▶ INSTRUCTION
Identify the lines in the data below that contain "this" and give only how many there are.

(Rows from a dataset of charts and code)

###

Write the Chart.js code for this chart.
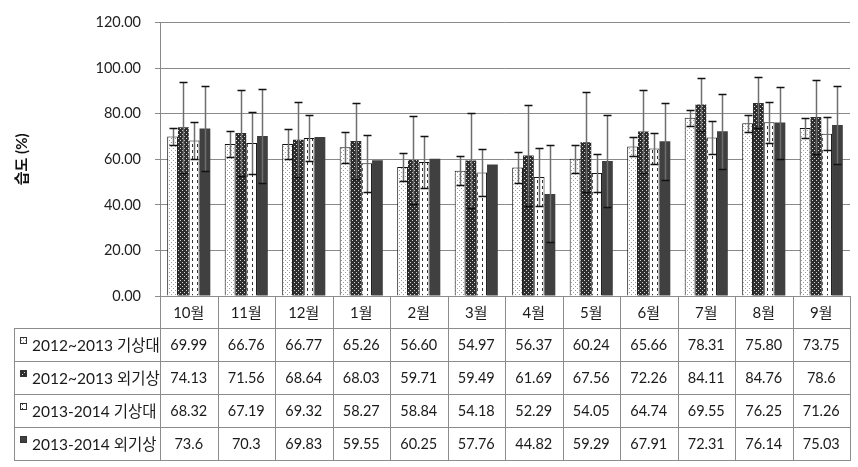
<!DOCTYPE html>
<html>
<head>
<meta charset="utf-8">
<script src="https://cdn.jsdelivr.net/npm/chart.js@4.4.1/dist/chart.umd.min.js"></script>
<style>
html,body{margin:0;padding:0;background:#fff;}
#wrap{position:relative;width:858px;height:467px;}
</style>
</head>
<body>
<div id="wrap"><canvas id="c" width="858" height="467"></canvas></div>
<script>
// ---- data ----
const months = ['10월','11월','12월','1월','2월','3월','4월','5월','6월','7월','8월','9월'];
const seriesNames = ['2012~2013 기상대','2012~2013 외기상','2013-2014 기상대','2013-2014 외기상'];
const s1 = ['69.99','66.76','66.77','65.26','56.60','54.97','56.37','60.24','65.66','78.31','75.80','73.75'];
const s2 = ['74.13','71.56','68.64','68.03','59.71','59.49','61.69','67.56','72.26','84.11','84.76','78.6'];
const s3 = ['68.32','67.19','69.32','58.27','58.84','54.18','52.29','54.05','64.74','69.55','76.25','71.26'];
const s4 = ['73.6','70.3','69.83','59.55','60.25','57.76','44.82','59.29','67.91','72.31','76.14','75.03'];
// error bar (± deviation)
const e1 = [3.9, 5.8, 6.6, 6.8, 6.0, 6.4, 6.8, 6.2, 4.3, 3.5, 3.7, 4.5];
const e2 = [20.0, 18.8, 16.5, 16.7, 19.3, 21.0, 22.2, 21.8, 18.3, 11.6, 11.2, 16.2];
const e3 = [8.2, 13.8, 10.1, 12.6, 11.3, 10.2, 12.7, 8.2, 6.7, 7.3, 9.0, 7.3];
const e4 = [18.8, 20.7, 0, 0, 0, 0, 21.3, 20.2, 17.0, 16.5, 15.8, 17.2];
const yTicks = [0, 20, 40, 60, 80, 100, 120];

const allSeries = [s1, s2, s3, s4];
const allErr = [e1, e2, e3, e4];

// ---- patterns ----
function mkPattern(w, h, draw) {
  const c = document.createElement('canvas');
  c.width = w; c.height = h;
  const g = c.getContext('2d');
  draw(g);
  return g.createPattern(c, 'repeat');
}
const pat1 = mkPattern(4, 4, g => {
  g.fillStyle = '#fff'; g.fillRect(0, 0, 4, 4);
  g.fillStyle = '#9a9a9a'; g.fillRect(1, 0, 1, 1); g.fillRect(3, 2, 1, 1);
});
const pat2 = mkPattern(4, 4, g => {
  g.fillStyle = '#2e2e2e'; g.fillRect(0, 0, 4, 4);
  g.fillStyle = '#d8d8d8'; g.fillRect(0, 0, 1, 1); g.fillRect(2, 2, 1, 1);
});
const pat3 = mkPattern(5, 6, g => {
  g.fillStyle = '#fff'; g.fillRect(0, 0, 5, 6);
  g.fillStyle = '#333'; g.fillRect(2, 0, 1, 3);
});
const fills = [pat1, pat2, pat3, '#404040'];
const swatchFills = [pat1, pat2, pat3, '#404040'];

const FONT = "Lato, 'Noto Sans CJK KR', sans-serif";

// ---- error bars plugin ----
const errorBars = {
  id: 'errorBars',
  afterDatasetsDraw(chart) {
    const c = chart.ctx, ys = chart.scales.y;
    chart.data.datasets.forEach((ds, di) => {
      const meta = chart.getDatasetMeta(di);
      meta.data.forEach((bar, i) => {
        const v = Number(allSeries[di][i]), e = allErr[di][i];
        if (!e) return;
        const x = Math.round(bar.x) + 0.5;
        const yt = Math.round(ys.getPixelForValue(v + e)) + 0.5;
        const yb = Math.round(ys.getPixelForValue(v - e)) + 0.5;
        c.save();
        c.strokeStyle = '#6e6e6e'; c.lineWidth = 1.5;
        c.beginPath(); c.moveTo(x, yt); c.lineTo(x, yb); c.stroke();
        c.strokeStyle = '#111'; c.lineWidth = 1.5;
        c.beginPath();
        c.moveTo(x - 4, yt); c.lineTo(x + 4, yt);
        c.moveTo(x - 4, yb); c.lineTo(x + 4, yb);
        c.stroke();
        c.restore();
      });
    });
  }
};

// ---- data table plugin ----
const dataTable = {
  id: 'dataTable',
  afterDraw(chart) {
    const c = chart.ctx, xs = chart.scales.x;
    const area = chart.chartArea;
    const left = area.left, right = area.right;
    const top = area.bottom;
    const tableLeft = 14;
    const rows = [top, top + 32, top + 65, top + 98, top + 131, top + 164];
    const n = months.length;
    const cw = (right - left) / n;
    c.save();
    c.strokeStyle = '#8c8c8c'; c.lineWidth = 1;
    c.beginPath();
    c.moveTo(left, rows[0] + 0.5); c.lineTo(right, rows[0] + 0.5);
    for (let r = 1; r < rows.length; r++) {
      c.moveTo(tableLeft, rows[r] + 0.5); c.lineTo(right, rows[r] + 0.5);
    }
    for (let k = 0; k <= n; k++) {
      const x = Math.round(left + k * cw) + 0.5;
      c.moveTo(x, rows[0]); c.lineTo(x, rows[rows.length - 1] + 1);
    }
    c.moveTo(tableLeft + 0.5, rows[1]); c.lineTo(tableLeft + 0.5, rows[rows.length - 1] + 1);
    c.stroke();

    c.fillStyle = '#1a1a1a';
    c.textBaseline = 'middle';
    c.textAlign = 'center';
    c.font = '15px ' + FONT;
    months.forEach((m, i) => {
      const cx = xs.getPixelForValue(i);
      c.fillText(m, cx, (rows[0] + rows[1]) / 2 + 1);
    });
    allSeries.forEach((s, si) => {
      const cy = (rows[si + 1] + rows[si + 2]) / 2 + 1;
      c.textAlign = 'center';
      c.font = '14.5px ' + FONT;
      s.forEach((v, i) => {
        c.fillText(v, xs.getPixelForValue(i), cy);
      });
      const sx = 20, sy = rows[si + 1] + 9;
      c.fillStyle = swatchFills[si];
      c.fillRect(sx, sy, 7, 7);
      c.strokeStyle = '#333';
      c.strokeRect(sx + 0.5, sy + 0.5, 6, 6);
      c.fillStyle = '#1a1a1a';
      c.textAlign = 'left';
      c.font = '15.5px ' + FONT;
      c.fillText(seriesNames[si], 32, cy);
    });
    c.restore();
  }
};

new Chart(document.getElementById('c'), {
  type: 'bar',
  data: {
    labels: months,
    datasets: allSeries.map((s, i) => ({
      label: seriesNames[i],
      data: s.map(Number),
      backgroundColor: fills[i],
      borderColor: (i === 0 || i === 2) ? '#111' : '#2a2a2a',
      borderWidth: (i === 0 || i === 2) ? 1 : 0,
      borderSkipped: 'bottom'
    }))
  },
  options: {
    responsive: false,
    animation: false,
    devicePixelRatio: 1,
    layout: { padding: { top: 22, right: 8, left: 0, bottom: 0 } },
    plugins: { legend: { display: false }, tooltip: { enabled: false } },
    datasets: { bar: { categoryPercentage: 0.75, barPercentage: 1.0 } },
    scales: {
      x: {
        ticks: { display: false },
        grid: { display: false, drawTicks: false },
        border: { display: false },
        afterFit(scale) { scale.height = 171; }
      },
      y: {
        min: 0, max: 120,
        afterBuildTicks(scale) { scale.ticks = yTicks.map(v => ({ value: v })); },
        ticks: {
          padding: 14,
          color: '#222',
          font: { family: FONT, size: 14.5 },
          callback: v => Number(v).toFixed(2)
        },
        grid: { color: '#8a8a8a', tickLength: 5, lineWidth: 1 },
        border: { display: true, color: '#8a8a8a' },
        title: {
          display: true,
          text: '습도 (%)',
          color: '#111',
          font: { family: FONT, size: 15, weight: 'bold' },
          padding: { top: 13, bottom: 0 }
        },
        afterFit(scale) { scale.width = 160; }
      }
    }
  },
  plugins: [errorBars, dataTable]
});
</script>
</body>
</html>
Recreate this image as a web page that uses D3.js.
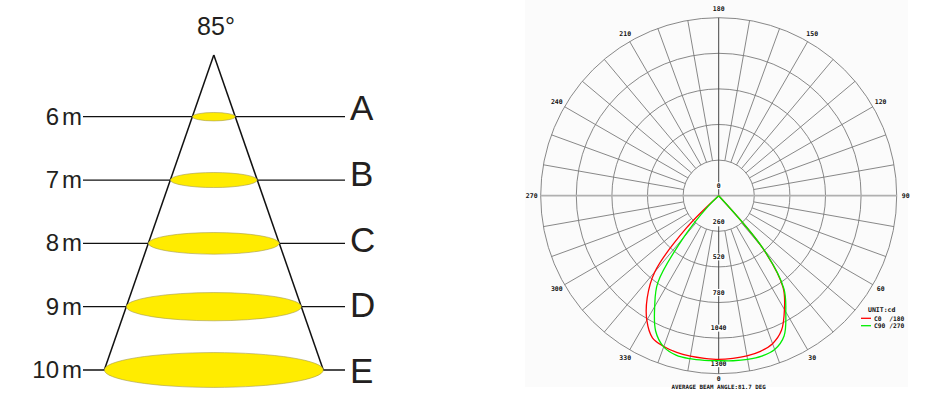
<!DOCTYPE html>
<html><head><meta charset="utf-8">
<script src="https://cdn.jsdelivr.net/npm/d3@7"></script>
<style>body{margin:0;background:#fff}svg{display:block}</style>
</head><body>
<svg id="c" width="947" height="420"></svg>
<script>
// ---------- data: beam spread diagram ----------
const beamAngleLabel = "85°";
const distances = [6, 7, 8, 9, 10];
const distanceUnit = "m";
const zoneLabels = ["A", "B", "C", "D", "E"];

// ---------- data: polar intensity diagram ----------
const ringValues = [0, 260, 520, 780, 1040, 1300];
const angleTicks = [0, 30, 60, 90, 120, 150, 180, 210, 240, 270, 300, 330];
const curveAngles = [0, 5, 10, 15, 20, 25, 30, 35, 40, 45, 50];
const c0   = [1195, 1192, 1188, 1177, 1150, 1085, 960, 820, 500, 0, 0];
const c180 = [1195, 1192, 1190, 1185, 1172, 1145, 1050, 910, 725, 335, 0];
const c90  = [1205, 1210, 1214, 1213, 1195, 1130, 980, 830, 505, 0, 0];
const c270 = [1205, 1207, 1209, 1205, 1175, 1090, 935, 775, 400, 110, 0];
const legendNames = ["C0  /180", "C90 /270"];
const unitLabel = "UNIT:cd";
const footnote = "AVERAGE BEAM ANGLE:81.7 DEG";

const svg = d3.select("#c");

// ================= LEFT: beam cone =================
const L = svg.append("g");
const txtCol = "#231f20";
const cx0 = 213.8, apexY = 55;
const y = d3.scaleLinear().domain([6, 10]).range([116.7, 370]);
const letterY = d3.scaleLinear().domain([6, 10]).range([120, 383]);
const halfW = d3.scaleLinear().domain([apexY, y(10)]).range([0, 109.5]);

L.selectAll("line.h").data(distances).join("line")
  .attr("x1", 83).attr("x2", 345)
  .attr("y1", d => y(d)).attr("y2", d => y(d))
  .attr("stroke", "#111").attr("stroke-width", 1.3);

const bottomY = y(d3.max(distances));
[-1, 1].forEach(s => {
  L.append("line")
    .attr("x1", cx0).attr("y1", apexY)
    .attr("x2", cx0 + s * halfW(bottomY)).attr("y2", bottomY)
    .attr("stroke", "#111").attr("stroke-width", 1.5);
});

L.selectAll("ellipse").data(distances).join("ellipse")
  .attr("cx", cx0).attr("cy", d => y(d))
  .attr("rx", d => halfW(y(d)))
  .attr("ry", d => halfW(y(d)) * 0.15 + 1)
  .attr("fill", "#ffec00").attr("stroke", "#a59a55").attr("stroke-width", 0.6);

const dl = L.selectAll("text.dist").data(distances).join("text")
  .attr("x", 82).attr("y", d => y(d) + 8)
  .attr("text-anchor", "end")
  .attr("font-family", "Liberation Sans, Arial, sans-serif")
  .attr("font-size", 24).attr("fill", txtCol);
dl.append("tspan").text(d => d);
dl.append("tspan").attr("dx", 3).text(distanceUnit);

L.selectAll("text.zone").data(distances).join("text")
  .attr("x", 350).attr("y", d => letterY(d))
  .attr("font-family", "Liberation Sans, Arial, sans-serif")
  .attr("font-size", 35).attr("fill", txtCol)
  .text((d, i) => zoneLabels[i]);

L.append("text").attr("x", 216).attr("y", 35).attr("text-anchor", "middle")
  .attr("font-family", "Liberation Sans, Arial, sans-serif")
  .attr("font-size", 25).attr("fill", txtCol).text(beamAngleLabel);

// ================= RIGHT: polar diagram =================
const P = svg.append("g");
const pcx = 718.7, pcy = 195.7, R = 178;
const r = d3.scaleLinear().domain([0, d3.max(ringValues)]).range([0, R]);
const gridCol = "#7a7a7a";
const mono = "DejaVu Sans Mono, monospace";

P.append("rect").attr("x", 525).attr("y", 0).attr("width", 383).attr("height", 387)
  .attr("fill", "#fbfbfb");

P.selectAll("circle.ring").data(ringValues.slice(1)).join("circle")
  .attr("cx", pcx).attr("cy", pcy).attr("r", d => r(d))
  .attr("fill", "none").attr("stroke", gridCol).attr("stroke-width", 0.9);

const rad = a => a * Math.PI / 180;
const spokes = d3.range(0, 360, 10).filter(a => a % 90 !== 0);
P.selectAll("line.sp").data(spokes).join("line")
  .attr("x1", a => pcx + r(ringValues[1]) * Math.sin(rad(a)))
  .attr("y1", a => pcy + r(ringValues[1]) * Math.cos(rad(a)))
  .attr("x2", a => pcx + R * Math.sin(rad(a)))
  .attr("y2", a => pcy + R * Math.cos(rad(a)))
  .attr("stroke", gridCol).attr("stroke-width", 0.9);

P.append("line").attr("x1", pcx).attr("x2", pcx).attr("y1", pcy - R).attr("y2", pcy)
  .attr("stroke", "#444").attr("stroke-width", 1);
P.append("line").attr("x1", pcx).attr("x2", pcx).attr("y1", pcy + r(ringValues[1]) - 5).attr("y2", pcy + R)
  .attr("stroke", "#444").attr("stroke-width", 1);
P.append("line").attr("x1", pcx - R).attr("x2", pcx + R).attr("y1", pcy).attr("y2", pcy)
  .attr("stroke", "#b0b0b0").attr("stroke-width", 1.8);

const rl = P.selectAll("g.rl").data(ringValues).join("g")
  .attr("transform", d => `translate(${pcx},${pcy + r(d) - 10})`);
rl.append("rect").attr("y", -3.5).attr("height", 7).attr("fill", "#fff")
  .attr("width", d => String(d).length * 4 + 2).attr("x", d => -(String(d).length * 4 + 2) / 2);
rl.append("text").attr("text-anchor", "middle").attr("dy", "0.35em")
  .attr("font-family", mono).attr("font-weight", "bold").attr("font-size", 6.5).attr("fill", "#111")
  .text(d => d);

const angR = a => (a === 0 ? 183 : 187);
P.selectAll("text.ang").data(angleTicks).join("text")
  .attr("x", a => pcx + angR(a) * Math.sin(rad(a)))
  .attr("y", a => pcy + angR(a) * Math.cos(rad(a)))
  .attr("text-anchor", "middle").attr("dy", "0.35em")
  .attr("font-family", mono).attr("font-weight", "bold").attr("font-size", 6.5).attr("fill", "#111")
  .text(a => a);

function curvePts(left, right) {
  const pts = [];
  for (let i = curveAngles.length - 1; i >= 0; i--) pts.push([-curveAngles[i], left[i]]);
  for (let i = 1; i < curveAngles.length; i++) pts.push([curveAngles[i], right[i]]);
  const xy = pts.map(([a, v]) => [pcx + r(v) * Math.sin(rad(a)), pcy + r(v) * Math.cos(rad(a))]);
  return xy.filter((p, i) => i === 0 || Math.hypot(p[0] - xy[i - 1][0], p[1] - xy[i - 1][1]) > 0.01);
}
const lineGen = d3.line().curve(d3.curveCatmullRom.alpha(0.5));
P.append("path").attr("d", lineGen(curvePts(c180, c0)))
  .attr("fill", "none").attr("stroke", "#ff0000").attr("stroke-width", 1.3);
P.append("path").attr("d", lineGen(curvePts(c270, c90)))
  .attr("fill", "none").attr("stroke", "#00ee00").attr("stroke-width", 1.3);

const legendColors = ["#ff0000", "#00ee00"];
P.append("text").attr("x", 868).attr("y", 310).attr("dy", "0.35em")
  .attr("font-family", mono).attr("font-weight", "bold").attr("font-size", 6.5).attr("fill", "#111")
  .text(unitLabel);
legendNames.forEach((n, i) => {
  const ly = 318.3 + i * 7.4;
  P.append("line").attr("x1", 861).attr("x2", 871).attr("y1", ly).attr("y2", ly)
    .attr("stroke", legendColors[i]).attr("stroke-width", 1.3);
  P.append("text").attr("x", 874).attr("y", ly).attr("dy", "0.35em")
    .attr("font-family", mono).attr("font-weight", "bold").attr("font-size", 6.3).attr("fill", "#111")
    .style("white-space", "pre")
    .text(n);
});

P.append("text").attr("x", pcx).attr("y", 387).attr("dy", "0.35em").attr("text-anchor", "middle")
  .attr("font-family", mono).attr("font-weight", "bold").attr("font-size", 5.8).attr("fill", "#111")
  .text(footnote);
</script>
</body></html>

###

▶ RESULT
2